2. Does Andrew Cuomo have what it takes to pull off the next stage of his political renaissance and get himself elected governor? The reaction to Chris Smith’s profile of the state attorney general and his efforts to capitalize on public resentment of financial fat cats (“The Political Art of Anger Management,” April 27) serves as something of a straw poll and the results are … not encouraging for the Cuomo camp. In fact, the personal enmity that he inspires may well eclipse the hard feelings people have about Wall Street these days. “Oh, what a happy day it will be when Andrew Cuomo will get his,” promised one reader. “We know that he will be brought down, we just do not know when and why. The personal humiliation from his divorce will be insignificant in comparison.” Another added, “This story sounds familiar, oh, yeah, it was Eliot Spitzer’s story in 2006.” Not that there was zero support for Cuomo. One reader suggested that his potential run for governor could mark “a seminal shift in the electorate—he will take the advantage provided him with his father’s counsel and ride a twenty-year new wave—NYC needs to return to the fifties and sixties when [real people] could afford to live in Manhattan and add tremendous value in the mix.”

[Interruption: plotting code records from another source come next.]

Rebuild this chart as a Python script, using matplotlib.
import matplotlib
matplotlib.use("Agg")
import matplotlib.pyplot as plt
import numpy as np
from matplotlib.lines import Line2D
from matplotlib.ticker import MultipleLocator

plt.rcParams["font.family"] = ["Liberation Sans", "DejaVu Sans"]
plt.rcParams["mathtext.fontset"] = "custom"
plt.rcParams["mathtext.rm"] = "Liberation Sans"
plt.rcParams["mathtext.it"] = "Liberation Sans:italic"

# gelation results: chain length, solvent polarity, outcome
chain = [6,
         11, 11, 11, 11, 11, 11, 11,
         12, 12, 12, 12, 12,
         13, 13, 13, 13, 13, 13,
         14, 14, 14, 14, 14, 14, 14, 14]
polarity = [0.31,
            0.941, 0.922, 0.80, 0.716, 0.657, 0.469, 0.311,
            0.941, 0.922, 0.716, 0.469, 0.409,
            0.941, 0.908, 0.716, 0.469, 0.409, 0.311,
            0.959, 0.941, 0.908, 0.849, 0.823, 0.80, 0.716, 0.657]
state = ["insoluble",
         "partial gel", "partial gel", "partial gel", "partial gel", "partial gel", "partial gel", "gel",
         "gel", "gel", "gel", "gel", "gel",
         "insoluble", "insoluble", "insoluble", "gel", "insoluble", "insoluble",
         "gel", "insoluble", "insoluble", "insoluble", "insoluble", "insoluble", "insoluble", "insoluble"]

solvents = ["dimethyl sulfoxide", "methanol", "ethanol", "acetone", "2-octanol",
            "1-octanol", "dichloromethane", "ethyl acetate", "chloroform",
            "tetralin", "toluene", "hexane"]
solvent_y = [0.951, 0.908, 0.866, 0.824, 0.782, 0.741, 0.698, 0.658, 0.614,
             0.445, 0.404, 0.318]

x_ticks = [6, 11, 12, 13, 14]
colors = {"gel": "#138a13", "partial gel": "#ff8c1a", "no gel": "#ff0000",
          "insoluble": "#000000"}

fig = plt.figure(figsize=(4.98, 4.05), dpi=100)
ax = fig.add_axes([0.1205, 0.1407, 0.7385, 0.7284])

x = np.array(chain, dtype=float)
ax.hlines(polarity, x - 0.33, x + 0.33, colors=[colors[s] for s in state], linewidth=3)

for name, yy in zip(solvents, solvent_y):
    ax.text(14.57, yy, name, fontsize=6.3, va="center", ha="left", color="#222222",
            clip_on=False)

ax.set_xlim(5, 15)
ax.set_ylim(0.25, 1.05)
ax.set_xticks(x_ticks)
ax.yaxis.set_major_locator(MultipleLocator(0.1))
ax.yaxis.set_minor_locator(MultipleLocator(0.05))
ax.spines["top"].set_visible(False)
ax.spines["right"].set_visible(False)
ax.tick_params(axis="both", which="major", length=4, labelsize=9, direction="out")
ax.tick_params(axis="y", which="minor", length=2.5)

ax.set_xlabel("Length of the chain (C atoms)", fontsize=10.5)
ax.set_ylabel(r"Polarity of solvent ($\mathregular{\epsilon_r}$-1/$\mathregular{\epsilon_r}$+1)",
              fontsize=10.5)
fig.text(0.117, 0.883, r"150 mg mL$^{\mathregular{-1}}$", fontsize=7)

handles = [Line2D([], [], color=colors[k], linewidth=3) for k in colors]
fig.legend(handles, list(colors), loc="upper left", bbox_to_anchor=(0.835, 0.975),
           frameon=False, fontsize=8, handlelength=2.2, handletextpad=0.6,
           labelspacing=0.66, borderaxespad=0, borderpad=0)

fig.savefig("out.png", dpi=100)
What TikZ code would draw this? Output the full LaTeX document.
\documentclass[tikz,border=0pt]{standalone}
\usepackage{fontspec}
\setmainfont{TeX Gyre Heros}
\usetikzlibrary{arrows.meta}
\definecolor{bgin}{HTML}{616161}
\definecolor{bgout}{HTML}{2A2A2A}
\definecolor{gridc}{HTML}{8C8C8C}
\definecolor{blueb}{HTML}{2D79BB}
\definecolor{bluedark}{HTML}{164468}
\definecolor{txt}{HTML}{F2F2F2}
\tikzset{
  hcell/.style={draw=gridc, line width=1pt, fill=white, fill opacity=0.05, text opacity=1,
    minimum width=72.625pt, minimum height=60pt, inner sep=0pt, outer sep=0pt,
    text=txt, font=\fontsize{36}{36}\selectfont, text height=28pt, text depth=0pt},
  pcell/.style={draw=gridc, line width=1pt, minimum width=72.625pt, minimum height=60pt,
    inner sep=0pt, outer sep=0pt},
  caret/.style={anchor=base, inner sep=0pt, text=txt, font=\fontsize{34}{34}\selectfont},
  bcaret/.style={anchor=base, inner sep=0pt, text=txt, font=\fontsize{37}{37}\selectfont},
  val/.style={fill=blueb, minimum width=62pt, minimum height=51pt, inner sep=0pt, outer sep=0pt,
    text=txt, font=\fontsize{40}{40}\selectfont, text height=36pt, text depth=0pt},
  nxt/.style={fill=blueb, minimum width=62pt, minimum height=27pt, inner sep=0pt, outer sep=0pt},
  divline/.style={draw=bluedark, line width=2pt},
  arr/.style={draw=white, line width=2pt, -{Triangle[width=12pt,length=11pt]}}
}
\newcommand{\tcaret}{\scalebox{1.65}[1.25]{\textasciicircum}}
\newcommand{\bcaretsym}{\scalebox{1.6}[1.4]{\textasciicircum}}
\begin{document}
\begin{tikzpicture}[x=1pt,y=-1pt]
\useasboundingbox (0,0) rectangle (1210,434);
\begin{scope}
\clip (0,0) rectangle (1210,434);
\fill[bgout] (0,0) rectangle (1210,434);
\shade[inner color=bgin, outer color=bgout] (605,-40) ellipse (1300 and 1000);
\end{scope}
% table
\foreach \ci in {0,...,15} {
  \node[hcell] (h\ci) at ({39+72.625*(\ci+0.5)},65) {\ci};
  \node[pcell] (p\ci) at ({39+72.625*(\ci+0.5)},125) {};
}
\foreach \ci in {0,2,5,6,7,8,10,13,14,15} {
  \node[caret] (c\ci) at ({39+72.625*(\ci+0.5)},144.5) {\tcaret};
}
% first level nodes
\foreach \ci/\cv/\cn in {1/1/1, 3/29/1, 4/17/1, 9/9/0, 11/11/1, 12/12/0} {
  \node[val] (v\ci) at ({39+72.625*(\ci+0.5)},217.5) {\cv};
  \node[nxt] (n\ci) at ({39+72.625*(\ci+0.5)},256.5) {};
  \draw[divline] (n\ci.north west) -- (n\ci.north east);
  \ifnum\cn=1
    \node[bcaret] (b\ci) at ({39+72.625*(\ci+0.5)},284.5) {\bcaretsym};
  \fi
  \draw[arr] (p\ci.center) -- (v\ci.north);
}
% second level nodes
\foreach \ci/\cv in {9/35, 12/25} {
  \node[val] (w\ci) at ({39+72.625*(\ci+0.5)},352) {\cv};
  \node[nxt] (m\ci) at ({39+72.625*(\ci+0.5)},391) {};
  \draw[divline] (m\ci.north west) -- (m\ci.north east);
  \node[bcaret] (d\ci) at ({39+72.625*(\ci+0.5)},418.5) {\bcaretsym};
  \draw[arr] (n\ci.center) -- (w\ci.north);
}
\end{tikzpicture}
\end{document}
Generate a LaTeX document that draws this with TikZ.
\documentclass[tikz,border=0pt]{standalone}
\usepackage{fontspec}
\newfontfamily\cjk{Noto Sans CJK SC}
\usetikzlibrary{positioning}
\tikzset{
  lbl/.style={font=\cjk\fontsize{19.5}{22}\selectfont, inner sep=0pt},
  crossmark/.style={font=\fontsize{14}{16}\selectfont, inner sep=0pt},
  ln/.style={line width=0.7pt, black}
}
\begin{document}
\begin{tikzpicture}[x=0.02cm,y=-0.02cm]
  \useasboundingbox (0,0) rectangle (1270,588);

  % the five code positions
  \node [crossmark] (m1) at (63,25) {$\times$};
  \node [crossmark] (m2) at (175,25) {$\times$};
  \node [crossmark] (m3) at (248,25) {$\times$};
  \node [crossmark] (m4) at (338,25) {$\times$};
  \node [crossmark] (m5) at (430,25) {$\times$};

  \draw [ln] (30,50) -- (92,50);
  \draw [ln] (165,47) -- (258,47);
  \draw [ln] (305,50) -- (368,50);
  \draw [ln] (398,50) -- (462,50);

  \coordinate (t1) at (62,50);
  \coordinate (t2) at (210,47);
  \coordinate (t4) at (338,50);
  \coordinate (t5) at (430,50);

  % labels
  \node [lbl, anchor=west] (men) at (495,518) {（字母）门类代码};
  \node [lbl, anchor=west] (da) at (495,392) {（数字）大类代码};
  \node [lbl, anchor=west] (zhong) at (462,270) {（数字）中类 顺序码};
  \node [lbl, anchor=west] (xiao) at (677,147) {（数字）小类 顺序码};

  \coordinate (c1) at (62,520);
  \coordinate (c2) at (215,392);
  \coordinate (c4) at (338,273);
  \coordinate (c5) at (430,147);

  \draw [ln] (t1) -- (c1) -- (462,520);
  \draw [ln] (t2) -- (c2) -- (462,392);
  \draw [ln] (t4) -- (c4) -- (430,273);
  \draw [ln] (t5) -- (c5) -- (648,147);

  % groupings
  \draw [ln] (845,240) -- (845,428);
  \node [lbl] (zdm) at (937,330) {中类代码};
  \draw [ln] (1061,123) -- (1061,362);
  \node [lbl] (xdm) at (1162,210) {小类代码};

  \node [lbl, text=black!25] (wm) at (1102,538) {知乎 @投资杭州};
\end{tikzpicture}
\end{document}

3. And if Andrew Cuomo can’t save us, maybe Andrew W.K. can. David Amsden’s profile of the rocker turned nightlife impresario (“The Let’s-Just-Party-Boy,” May 4) rallied much partisan support. “Me and my friend are in that picture dancing with him, and I can attest to his all-powerful awesomeness. He came down from the D.J. booth to dance with the crowd, giving my drunk friends high fives all night long.”
4. We would be remiss if we didn’t note the controversy caused by nymag.com’s Twitter Approval Matrix, “Our deliberately oversimplified guide to whose tweets are worth following.” Okay, there wasn’t really any controversy. But there were amusing complaints about placements, especially from a blogger who leaped gallantly to the defense of Julia Allison (“She’s actually a machine of happiness and non-sickening positivity in this cynical city”) and a fan who insisted “Rainn Wilson pours cats and dogs of twisdom.”
5. Last Thursday, the American Society of Magazine Editors awarded nymag.com the prize for General Excellence in magazine websites with over 1 million unique page views per month. This award means that both the print and digital editions of the magazine have now been recognized for their excellence by ASME, and for that, we are grateful and proud.